Sunday, December 26, 2010

DRAM Prices Will Fall in 2011

If you are planning RAM (memory) upgrades for your computer wait until the second half of 2011 to buy. Prices will be dropping drastically.

There are four phases in the semiconductor cycle. During a shortage, prices stabilize and manufacturers become profitable. They invest these profits in wafer fabs, avoiding steep taxes on retained earnings. Invariably, this level of investment is too high and results in an oversupply two years after the company’s original commitment to add capacity. This oversupply drives prices into a collapse, evaporating profits.

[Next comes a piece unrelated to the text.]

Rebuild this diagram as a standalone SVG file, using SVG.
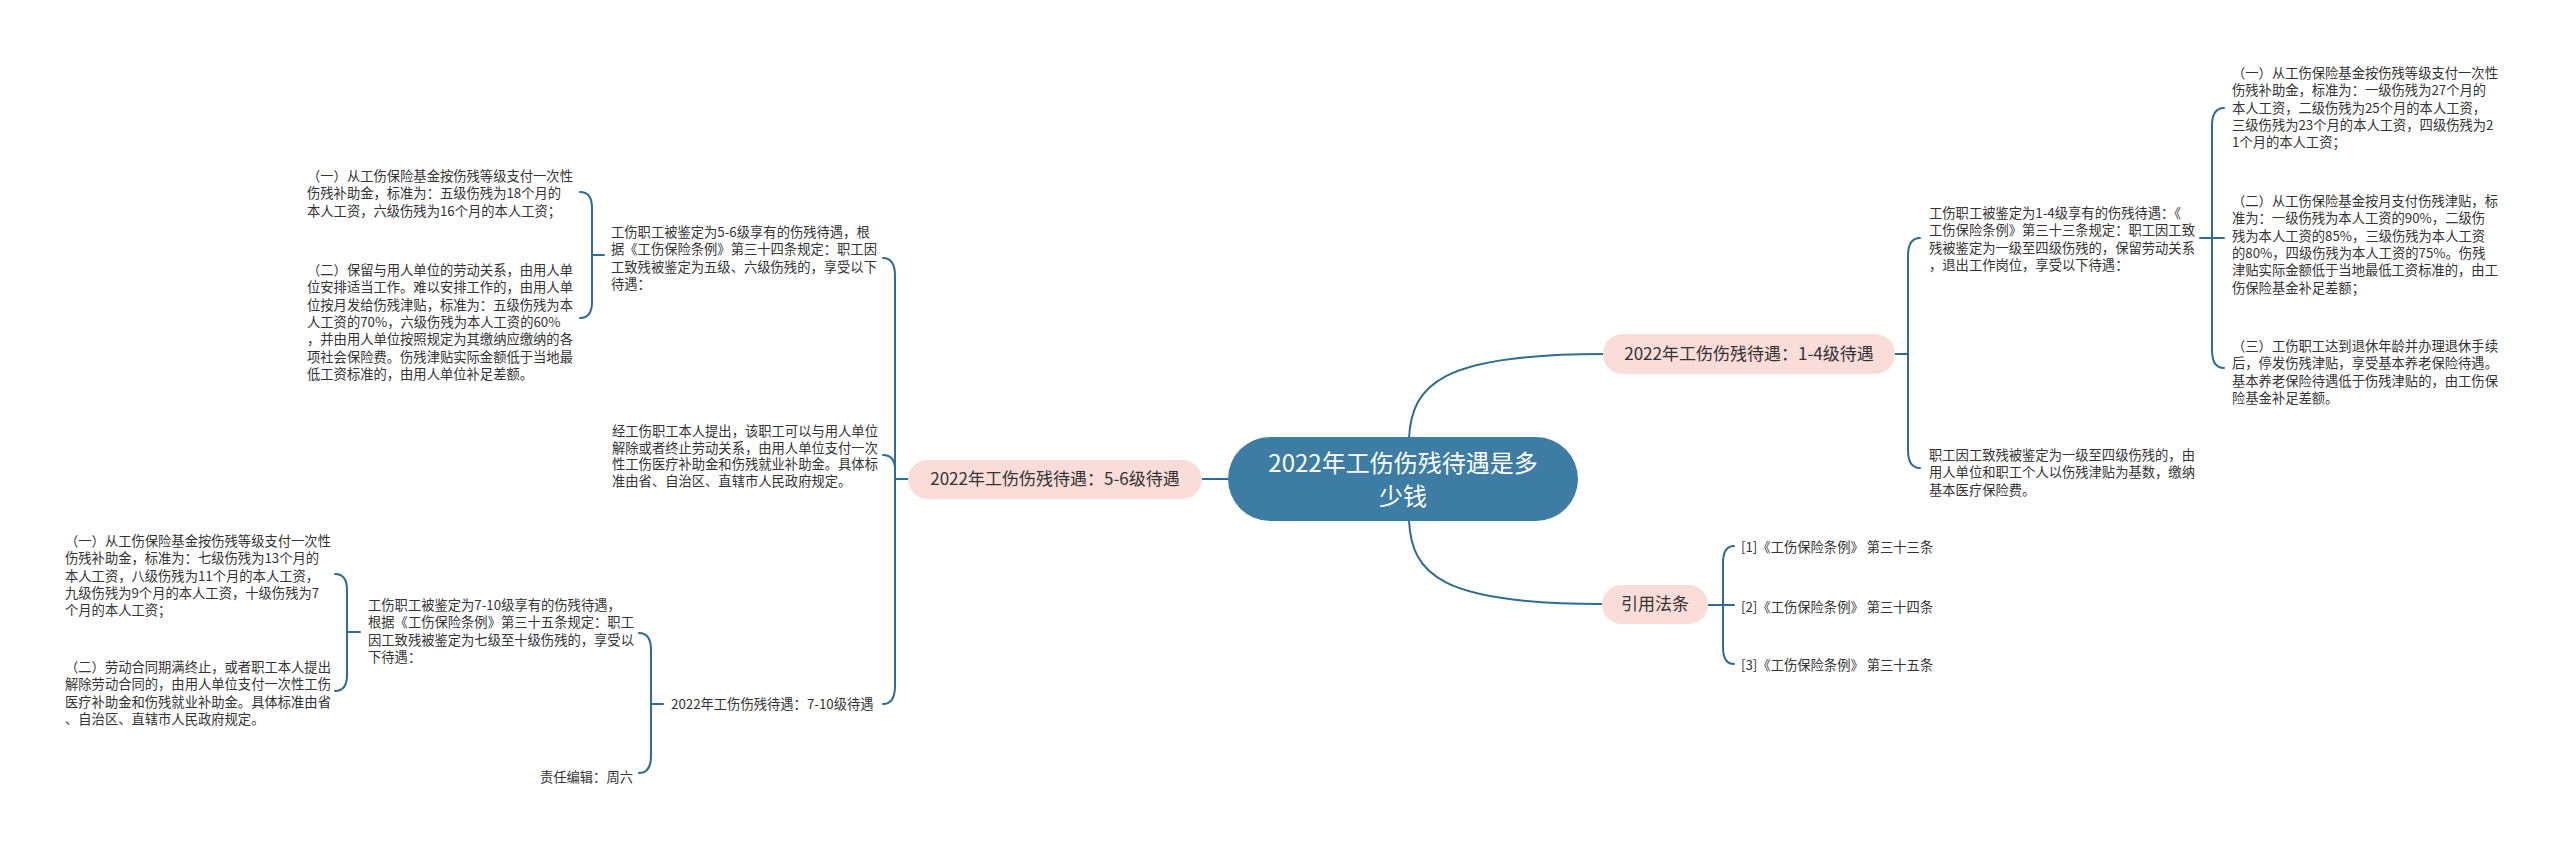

As long as manufacturers are unprofitable, they can’t expand production to meet the needs of a steadily growing market. This creates a shortage a couple of years later, and the market enters another period of stable prices and profits.
So the reason the market is so unsteady is taxes. Just another entry in "the power to tax is the power to destroy" file. The smart investor takes advantage of these known cycles - when he can.

1 comment:

LarryD said...

Cycles of over/under capacity are typical to many industries, shipping is the classical example. They all suffer because capacity increases take years, think feedback with lag. The taxes most likely amplify the effect. Of course, in theory, they could pay out dividends instead of overbuilding, but once the cycling has started, the last guy to finish building capacity after demand is tight, loses.